:: EXERCISE DETAILS ::
Reproduce, character for character, the lines below from the first through the one with "h in range(24)]". Leave pictures out.

:: STORED DATA ::
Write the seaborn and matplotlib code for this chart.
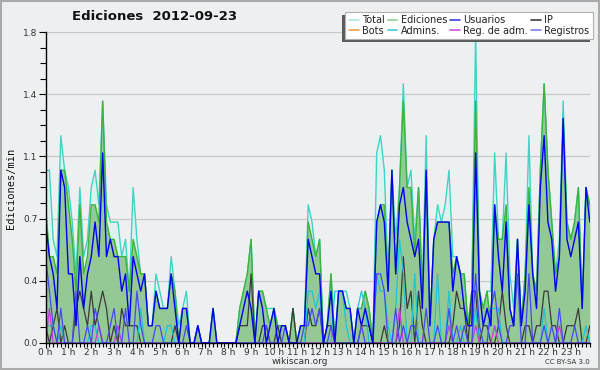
import numpy as np
import pandas as pd
import matplotlib
matplotlib.use("Agg")
import matplotlib.pyplot as plt
from matplotlib.patches import Rectangle
import seaborn as sns

# ---- data: edits per minute, 10-minute bins (6 per hour) ----
hours = [f"{h} h" for h in range(24)]

total = [1.0,1.0,0.6,0.5,1.2,1.0, 0.9,0.7,0.4,0.9,0.5,0.6, 0.9,1.0,0.8,1.4,0.8,0.7,
         0.7,0.7,0.5,0.6,0.3,0.9, 0.6,0.4,0.4,0.1,0.1,0.4, 0.3,0.2,0.2,0.5,0.3,0.1,
         0.2,0.3,0.0,0.0,0.1,0.0, 0.0,0.0,0.2,0.0,0.0,0.0, 0.0,0.0,0.0,0.2,0.3,0.4,
         0.6,0.0,0.3,0.3,0.2,0.2, 0.2,0.1,0.1,0.1,0.0,0.2, 0.0,0.1,0.1,0.8,0.7,0.5,
         0.6,0.0,0.1,0.4,0.0,0.3, 0.3,0.3,0.2,0.0,0.2,0.2, 0.3,0.2,0.0,1.1,1.2,1.0,
         0.4,1.0,0.6,0.9,1.5,0.9, 1.0,0.6,0.9,0.3,1.2,0.1, 0.6,0.8,0.7,0.8,1.0,0.5,
         0.5,0.4,0.4,0.1,0.3,1.8, 0.3,0.2,0.3,0.3,1.1,0.6, 0.6,1.1,0.4,0.2,0.6,0.1,
         0.4,1.2,0.4,0.3,1.0,1.5, 1.0,0.7,0.4,0.6,1.4,0.7, 0.6,0.7,0.9,0.2,0.9,0.8]

ediciones = [0.8,0.5,0.5,0.4,1.0,1.0, 0.8,0.6,0.3,0.8,0.4,0.5, 0.8,0.8,0.7,1.4,0.7,0.6,
             0.6,0.5,0.5,0.5,0.3,0.6, 0.5,0.4,0.4,0.1,0.1,0.3, 0.2,0.2,0.2,0.4,0.3,0.0,
             0.2,0.2,0.0,0.0,0.1,0.0, 0.0,0.0,0.2,0.0,0.0,0.0, 0.0,0.0,0.0,0.2,0.3,0.4,
             0.6,0.0,0.3,0.3,0.2,0.1, 0.2,0.1,0.1,0.1,0.0,0.2, 0.0,0.1,0.1,0.7,0.6,0.5,
             0.6,0.0,0.1,0.4,0.0,0.3, 0.3,0.2,0.2,0.0,0.2,0.2, 0.3,0.2,0.0,0.7,0.8,0.8,
             0.3,1.0,0.4,0.9,1.4,0.9, 0.9,0.5,0.9,0.3,1.0,0.1, 0.6,0.7,0.7,0.7,0.7,0.4,
             0.5,0.4,0.4,0.1,0.3,1.4, 0.3,0.2,0.3,0.1,0.8,0.6, 0.6,0.8,0.2,0.1,0.6,0.1,
             0.4,0.9,0.4,0.3,1.0,1.5, 1.0,0.7,0.4,0.5,1.3,0.7, 0.6,0.7,0.9,0.2,0.9,0.8]

usuarios = [0.7,0.5,0.4,0.2,1.0,0.9, 0.4,0.4,0.1,0.5,0.2,0.4, 0.5,0.7,0.5,1.1,0.5,0.6,
            0.5,0.5,0.3,0.4,0.1,0.5, 0.4,0.3,0.4,0.1,0.1,0.3, 0.2,0.2,0.2,0.4,0.2,0.0,
            0.2,0.2,0.0,0.0,0.1,0.0, 0.0,0.0,0.2,0.0,0.0,0.0, 0.0,0.0,0.0,0.1,0.2,0.3,
            0.2,0.0,0.3,0.2,0.0,0.1, 0.2,0.0,0.1,0.1,0.0,0.0, 0.0,0.1,0.1,0.6,0.5,0.4,
            0.4,0.0,0.1,0.3,0.0,0.3, 0.3,0.2,0.2,0.0,0.2,0.1, 0.2,0.1,0.0,0.7,0.8,0.7,
            0.3,1.0,0.4,0.8,0.9,0.7, 0.6,0.5,0.6,0.2,1.0,0.1, 0.6,0.7,0.7,0.7,0.7,0.3,
            0.5,0.4,0.2,0.1,0.1,1.1, 0.3,0.1,0.2,0.1,0.8,0.5, 0.3,0.7,0.2,0.1,0.6,0.1,
            0.3,0.8,0.4,0.2,0.9,1.2, 0.7,0.6,0.3,0.5,1.3,0.6, 0.5,0.6,0.7,0.2,0.9,0.7]

ip = [0.1,0.0,0.1,0.2,0.0,0.1, 0.0,0.0,0.2,0.3,0.2,0.1, 0.3,0.1,0.2,0.3,0.2,0.0,
      0.1,0.0,0.2,0.1,0.1,0.1, 0.1,0.0,0.0,0.0,0.0,0.0, 0.0,0.0,0.0,0.0,0.1,0.0,
      0.0,0.0,0.0,0.0,0.0,0.0, 0.0,0.0,0.0,0.0,0.0,0.0, 0.0,0.0,0.0,0.1,0.1,0.1,
      0.4,0.0,0.0,0.1,0.1,0.0, 0.0,0.1,0.0,0.0,0.0,0.2, 0.0,0.0,0.0,0.2,0.1,0.1,
      0.2,0.0,0.1,0.1,0.0,0.0, 0.0,0.0,0.0,0.0,0.0,0.1, 0.1,0.1,0.0,0.0,0.0,0.1,
      0.0,0.0,0.0,0.1,0.5,0.2, 0.3,0.0,0.3,0.1,0.0,0.0, 0.0,0.0,0.0,0.0,0.0,0.1,
      0.3,0.2,0.2,0.0,0.3,0.3, 0.0,0.1,0.1,0.0,0.0,0.1, 0.3,0.1,0.0,0.0,0.0,0.0,
      0.1,0.1,0.0,0.1,0.1,0.3, 0.3,0.1,0.1,0.0,0.0,0.1, 0.1,0.1,0.2,0.0,0.0,0.1]

bots = [0.0] * 144

admins = [0.1,0.1,0.1,0.0,0.1,0.0, 0.0,0.0,0.0,0.0,0.0,0.0, 0.1,0.1,0.0,0.0,0.0,0.0,
          0.0,0.0,0.0,0.0,0.0,0.0, 0.0,0.2,0.0,0.0,0.0,0.0, 0.0,0.0,0.1,0.1,0.0,0.0,
          0.0,0.0,0.0,0.0,0.0,0.0, 0.0,0.0,0.0,0.0,0.0,0.0, 0.0,0.0,0.0,0.0,0.0,0.0,
          0.0,0.0,0.0,0.0,0.0,0.0, 0.0,0.0,0.0,0.0,0.0,0.0, 0.0,0.0,0.0,0.3,0.3,0.2,
          0.3,0.0,0.0,0.0,0.3,0.3, 0.3,0.1,0.0,0.0,0.2,0.3, 0.2,0.0,0.0,0.4,0.3,0.3,
          0.1,0.0,0.2,0.6,0.4,0.0, 0.0,0.4,0.0,0.0,0.0,0.0, 0.0,0.4,0.0,0.0,0.3,0.0,
          0.0,0.1,0.0,0.0,0.0,0.2, 0.0,0.0,0.0,0.2,0.2,0.2, 0.0,0.0,0.0,0.0,0.0,0.0,
          0.0,0.0,0.0,0.0,0.0,0.2, 0.0,0.0,0.0,0.0,0.0,0.0, 0.0,0.0,0.0,0.0,0.1,0.0]

reg_adm = [0.0,0.2,0.0,0.0,0.0,0.0, 0.0,0.0,0.0,0.0,0.0,0.0, 0.0,0.0,0.1,0.0,0.0,0.0,
           0.0,0.1,0.0,0.0,0.0,0.0, 0.0,0.0,0.0,0.0,0.0,0.0, 0.0,0.0,0.0,0.0,0.0,0.0,
           0.0,0.0,0.0,0.0,0.0,0.0, 0.0,0.0,0.0,0.0,0.0,0.0, 0.0,0.0,0.0,0.0,0.0,0.0,
           0.0,0.0,0.0,0.0,0.0,0.0, 0.0,0.0,0.0,0.0,0.0,0.0, 0.0,0.0,0.0,0.0,0.0,0.0,
           0.0,0.0,0.0,0.0,0.0,0.0, 0.0,0.0,0.0,0.0,0.0,0.0, 0.0,0.0,0.0,0.0,0.0,0.0,
           0.0,0.0,0.0,0.2,0.0,0.0, 0.0,0.0,0.0,0.0,0.0,0.0, 0.0,0.0,0.0,0.0,0.1,0.0,
           0.0,0.0,0.0,0.0,0.0,0.1, 0.0,0.0,0.0,0.0,0.1,0.0, 0.0,0.0,0.0,0.0,0.0,0.0,
           0.0,0.0,0.0,0.0,0.0,0.0, 0.0,0.0,0.0,0.1,0.0,0.0, 0.0,0.0,0.0,0.0,0.0,0.0]

registros = [0.5,0.3,0.1,0.0,0.2,0.0, 0.0,0.0,0.3,0.0,0.0,0.1, 0.0,0.2,0.1,0.0,0.0,0.1,
             0.2,0.0,0.0,0.2,0.0,0.0, 0.3,0.1,0.0,0.0,0.0,0.1, 0.1,0.0,0.0,0.0,0.0,0.0,
             0.0,0.1,0.0,0.0,0.1,0.0, 0.0,0.0,0.0,0.0,0.0,0.0, 0.0,0.0,0.0,0.0,0.0,0.0,
             0.0,0.0,0.0,0.0,0.1,0.0, 0.0,0.0,0.0,0.1,0.0,0.0, 0.0,0.0,0.1,0.1,0.2,0.1,
             0.2,0.0,0.0,0.1,0.0,0.0, 0.0,0.0,0.0,0.0,0.0,0.1, 0.0,0.0,0.0,0.4,0.4,0.3,
             0.0,0.0,0.2,0.0,0.1,0.0, 0.1,0.1,0.0,0.0,0.2,0.0, 0.0,0.1,0.0,0.0,0.2,0.0,
             0.1,0.0,0.1,0.0,0.0,0.4, 0.1,0.0,0.0,0.2,0.3,0.1, 0.0,0.0,0.1,0.1,0.4,0.0,
             0.0,0.4,0.0,0.0,0.0,0.1, 0.0,0.1,0.0,0.2,0.0,0.0, 0.0,0.1,0.0,0.0,0.0,0.0]

ytick_vals = [0.0, 0.36, 0.72, 1.08, 1.44, 1.8]
ytick_labels = ["0.0", "0.4", "0.7", "1.1", "1.4", "1.8"]

# ---- build frame ----
slot = np.arange(len(total))
df = pd.DataFrame({"slot": slot, "Total": total, "Ediciones": ediciones,
                   "Usuarios": usuarios, "IP": ip, "Bots": bots, "Admins.": admins,
                   "Reg. de adm.": reg_adm, "Registros": registros})

sns.set_theme(style="white")
plt.rcParams["font.family"] = ["DejaVu Sans"]

W, H = 600.0, 370.0
BG = "#eeeff0"
fig = plt.figure(figsize=(6, 3.7), dpi=100, facecolor=BG)
ax = fig.add_axes([0.076, 0.073, 0.907, 0.8405])
ax.set_facecolor(BG)

# fills
ax.fill_between(df["slot"], df["Total"], color="#dcf2ee", lw=0, zorder=1)
ax.fill_between(df["slot"], df["Ediciones"], color="#94c894", lw=0, zorder=2)

styles = [
    ("Total", "#40d4c4", 1.0, 3),
    ("Ediciones", "#3cb43c", 1.0, 4),
    ("IP", "#3a3a3a", 0.9, 5),
    ("Admins.", "#20c4d8", 0.9, 6),
    ("Reg. de adm.", "#c040e0", 0.9, 7),
    ("Registros", "#4848f4", 0.9, 8),
    ("Usuarios", "#0000f0", 1.0, 9),
]
for name, col, lw, z in styles:
    sns.lineplot(data=df, x="slot", y=name, color=col, lw=lw, ax=ax, zorder=z,
                 legend=False)

ax.set_xlim(0, 143)
ax.set_ylim(0, 1.8)
ax.set_xlabel("")
ax.set_ylabel("")

ax.set_yticks(ytick_vals)
ax.set_yticklabels(ytick_labels)
ax.set_yticks(np.arange(0, 1.8001, 0.09), minor=True)
ax.set_xticks(np.arange(0, 144, 6))
ax.set_xticklabels(hours)
ax.set_xticks(np.arange(0, 144, 1), minor=True)
ax.tick_params(axis="y", which="major", direction="out", length=5, width=0.8,
               color="black", labelsize=6.5, labelcolor="#333333", pad=1, left=True)
ax.tick_params(axis="x", which="major", direction="out", length=3.5, width=0.8,
               color="black", labelsize=6.5, labelcolor="#333333", pad=0.3,
               bottom=True)
ax.tick_params(axis="y", which="minor", direction="out", length=4, width=0.8,
               color="black", left=True)
ax.tick_params(axis="x", which="minor", direction="out", length=3, width=0.8,
               color="black", bottom=True)

ax.grid(axis="y", which="major", color="#c8c8c8", lw=0.9, zorder=0)
ax.set_axisbelow(True)
for s in ["top", "right"]:
    ax.spines[s].set_visible(False)
for s in ["left", "bottom"]:
    ax.spines[s].set_color("black")
    ax.spines[s].set_linewidth(1.0)
    ax.spines[s].set_zorder(20)

# legend box (shadow offset left/down) drawn by hand, legend frameless inside
bx0, by0, bx1, by1 = 345, 12, 593, 39          # pixels from top-left
fig.add_artist(Rectangle(((bx0 - 3) / W, 1 - (by1 + 3) / H), (bx1 - bx0) / W,
                         (by1 - by0) / H, transform=fig.transFigure,
                         facecolor="#5c5c5c", edgecolor="none", zorder=8))
fig.add_artist(Rectangle((bx0 / W, 1 - by1 / H), (bx1 - bx0) / W, (by1 - by0) / H,
                         transform=fig.transFigure, facecolor="white",
                         edgecolor="#b0b0b0", lw=0.8, zorder=9))

leg_items = [("Total", "#a8e8e0"), ("Bots", "#f0a040"),
             ("Ediciones", "#90d090"), ("Admins.", "#40c8d8"),
             ("Usuarios", "#4040e0"), ("Reg. de adm.", "#d050e0"),
             ("IP", "#404040"), ("Registros", "#8080f0")]
handles = [plt.Line2D([], [], color=c, lw=1.2) for _, c in leg_items]
labels = [n for n, _ in leg_items]
leg = fig.legend(handles, labels, ncol=4, loc="center",
                 bbox_to_anchor=((bx0 + bx1) / 2 / W, 1 - (by0 + by1) / 2 / H),
                 fontsize=7.0, frameon=False,
                 handlelength=1.0, handletextpad=0.35, columnspacing=0.3,
                 labelspacing=0.05, borderpad=0.0, borderaxespad=0)
leg.set_zorder(10)
for t in leg.get_texts():
    t.set_color("#222222")

fig.text(155 / W, 1 - 17 / H, "Ediciones  2012-09-23", ha="center", va="center",
         fontsize=9.5, fontweight="bold", color="#111111")
fig.text(11 / W, 1 - 188 / H, "Ediciones/min", rotation=90, ha="center",
         va="center", fontsize=7.5, family=["DejaVu Sans Mono"], color="#111111")
fig.text(300 / W, 1 - 362 / H, "wikiscan.org", ha="center", va="center",
         fontsize=6.5, color="#333333")
fig.text(590 / W, 1 - 362 / H, "CC BY-SA 3.0", ha="right", va="center",
         fontsize=5, color="#333333")

fig.add_artist(Rectangle((0.0015, 0.0025), 0.997, 0.995, transform=fig.transFigure,
                         fill=False, edgecolor="#aaaaaa", lw=1.5, zorder=20))

fig.savefig("out.png", dpi=100, facecolor=BG)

:: TASK RESPONSE ::
Write the seaborn and matplotlib code for this chart.
import numpy as np
import pandas as pd
import matplotlib
matplotlib.use("Agg")
import matplotlib.pyplot as plt
from matplotlib.patches import Rectangle
import seaborn as sns

# ---- data: edits per minute, 10-minute bins (6 per hour) ----
hours = [f"{h} h" for h in range(24)]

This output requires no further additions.